Every line of the material is to be repeated exactly as it stands.

|---|

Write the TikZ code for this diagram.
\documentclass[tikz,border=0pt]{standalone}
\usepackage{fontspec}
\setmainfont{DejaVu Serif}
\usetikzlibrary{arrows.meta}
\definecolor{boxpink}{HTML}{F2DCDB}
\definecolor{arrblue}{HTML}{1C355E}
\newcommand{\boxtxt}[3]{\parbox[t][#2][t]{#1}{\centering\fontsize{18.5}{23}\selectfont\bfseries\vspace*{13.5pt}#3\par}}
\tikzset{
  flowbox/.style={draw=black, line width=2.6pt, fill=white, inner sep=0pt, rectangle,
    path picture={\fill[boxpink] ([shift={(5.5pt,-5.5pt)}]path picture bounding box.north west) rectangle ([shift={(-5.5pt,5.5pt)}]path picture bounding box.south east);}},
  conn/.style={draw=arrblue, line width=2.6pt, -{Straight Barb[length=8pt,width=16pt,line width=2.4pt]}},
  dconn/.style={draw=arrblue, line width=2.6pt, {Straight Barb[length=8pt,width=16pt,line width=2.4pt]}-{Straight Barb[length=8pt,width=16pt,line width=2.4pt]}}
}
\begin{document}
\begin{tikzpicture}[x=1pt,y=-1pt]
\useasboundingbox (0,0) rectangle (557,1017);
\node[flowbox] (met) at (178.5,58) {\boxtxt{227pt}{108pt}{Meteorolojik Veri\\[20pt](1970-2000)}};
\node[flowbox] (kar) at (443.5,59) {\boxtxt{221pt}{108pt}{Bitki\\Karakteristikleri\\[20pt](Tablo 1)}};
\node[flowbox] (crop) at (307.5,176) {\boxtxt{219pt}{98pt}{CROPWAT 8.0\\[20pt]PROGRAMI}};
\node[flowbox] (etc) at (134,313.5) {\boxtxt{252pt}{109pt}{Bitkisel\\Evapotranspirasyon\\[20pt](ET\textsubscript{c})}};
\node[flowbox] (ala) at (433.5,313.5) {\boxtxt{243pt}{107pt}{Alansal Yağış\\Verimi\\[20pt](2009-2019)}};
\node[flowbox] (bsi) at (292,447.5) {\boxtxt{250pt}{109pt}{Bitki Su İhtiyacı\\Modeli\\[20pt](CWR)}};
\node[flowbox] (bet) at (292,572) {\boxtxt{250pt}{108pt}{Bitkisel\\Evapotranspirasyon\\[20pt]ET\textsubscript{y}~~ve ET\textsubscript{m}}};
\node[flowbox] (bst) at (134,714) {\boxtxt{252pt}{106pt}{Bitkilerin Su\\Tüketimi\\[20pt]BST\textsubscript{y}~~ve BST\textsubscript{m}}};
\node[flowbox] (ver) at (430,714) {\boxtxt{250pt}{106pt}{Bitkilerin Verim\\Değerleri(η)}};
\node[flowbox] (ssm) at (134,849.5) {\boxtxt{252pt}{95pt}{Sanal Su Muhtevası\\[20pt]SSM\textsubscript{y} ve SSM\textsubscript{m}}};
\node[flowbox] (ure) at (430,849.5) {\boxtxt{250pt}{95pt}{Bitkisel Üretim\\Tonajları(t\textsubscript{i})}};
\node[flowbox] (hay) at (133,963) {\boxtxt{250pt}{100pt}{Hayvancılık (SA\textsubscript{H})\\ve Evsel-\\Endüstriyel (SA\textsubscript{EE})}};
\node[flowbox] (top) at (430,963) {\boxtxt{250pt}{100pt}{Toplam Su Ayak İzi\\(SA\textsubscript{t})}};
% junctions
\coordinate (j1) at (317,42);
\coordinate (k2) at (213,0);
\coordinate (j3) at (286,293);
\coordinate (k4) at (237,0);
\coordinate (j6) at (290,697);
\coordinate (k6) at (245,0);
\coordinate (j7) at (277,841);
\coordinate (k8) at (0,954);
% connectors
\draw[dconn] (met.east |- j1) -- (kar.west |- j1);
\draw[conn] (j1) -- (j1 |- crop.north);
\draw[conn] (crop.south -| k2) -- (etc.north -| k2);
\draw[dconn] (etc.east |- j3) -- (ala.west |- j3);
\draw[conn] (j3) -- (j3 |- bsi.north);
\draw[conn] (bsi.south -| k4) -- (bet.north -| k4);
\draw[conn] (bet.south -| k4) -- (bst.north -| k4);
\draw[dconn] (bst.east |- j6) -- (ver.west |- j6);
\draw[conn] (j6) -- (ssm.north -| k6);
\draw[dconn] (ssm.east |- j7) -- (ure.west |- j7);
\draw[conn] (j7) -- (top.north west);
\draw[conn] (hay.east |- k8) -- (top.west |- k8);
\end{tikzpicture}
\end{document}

|---|

TASK RESPONSE
Write the TikZ code for this diagram.
\documentclass[tikz,border=0pt]{standalone}
\usepackage{fontspec}
\setmainfont{DejaVu Serif}
\usetikzlibrary{arrows.meta}
\definecolor{boxpink}{HTML}{F2DCDB}
\definecolor{arrblue}{HTML}{1C355E}
\newcommand{\boxtxt}[3]{\parbox[t][#2][t]{#1}{\centering\fontsize{18.5}{23}\selectfont\bfseries\vspace*{13.5pt}#3\par}}
\tikzset{
  flowbox/.style={draw=black, line width=2.6pt, fill=white, inner sep=0pt, rectangle,
    path picture={\fill[boxpink] ([shift={(5.5pt,-5.5pt)}]path picture bounding box.north west) rectangle ([shift={(-5.5pt,5.5pt)}]path picture bounding box.south east);}},
  conn/.style={draw=arrblue, line width=2.6pt, -{Straight Barb[length=8pt,width=16pt,line width=2.4pt]}},
  dconn/.style={draw=arrblue, line width=2.6pt, {Straight Barb[length=8pt,width=16pt,line width=2.4pt]}-{Straight Barb[length=8pt,width=16pt,line width=2.4pt]}}
}
\begin{document}
\begin{tikzpicture}[x=1pt,y=-1pt]
\useasboundingbox (0,0) rectangle (557,1017);
\node[flowbox] (met) at (178.5,58) {\boxtxt{227pt}{108pt}{Meteorolojik Veri\\[20pt](1970-2000)}};
\node[flowbox] (kar) at (443.5,59) {\boxtxt{221pt}{108pt}{Bitki\\Karakteristikleri\\[20pt](Tablo 1)}};
\node[flowbox] (crop) at (307.5,176) {\boxtxt{219pt}{98pt}{CROPWAT 8.0\\[20pt]PROGRAMI}};
\node[flowbox] (etc) at (134,313.5) {\boxtxt{252pt}{109pt}{Bitkisel\\Evapotranspirasyon\\[20pt](ET\textsubscript{c})}};
\node[flowbox] (ala) at (433.5,313.5) {\boxtxt{243pt}{107pt}{Alansal Yağış\\Verimi\\[20pt](2009-2019)}};
\node[flowbox] (bsi) at (292,447.5) {\boxtxt{250pt}{109pt}{Bitki Su İhtiyacı\\Modeli\\[20pt](CWR)}};
\node[flowbox] (bet) at (292,572) {\boxtxt{250pt}{108pt}{Bitkisel\\Evapotranspirasyon\\[20pt]ET\textsubscript{y}~~ve ET\textsubscript{m}}};
\node[flowbox] (bst) at (134,714) {\boxtxt{252pt}{106pt}{Bitkilerin Su\\Tüketimi\\[20pt]BST\textsubscript{y}~~ve BST\textsubscript{m}}};
\node[flowbox] (ver) at (430,714) {\boxtxt{250pt}{106pt}{Bitkilerin Verim\\Değerleri(η)}};
\node[flowbox] (ssm) at (134,849.5) {\boxtxt{252pt}{95pt}{Sanal Su Muhtevası\\[20pt]SSM\textsubscript{y} ve SSM\textsubscript{m}}};
\node[flowbox] (ure) at (430,849.5) {\boxtxt{250pt}{95pt}{Bitkisel Üretim\\Tonajları(t\textsubscript{i})}};
\node[flowbox] (hay) at (133,963) {\boxtxt{250pt}{100pt}{Hayvancılık (SA\textsubscript{H})\\ve Evsel-\\Endüstriyel (SA\textsubscript{EE})}};
\node[flowbox] (top) at (430,963) {\boxtxt{250pt}{100pt}{Toplam Su Ayak İzi\\(SA\textsubscript{t})}};
% junctions
\coordinate (j1) at (317,42);
\coordinate (k2) at (213,0);
\coordinate (j3) at (286,293);
\coordinate (k4) at (237,0);
\coordinate (j6) at (290,697);
\coordinate (k6) at (245,0);
\coordinate (j7) at (277,841);
\coordinate (k8) at (0,954);
% connectors
\draw[dconn] (met.east |- j1) -- (kar.west |- j1);
\draw[conn] (j1) -- (j1 |- crop.north);
\draw[conn] (crop.south -| k2) -- (etc.north -| k2);
\draw[dconn] (etc.east |- j3) -- (ala.west |- j3);
\draw[conn] (j3) -- (j3 |- bsi.north);
\draw[conn] (bsi.south -| k4) -- (bet.north -| k4);
\draw[conn] (bet.south -| k4) -- (bst.north -| k4);
\draw[dconn] (bst.east |- j6) -- (ver.west |- j6);
\draw[conn] (j6) -- (ssm.north -| k6);
\draw[dconn] (ssm.east |- j7) -- (ure.west |- j7);
\draw[conn] (j7) -- (top.north west);
\draw[conn] (hay.east |- k8) -- (top.west |- k8);
\end{tikzpicture}
\end{document}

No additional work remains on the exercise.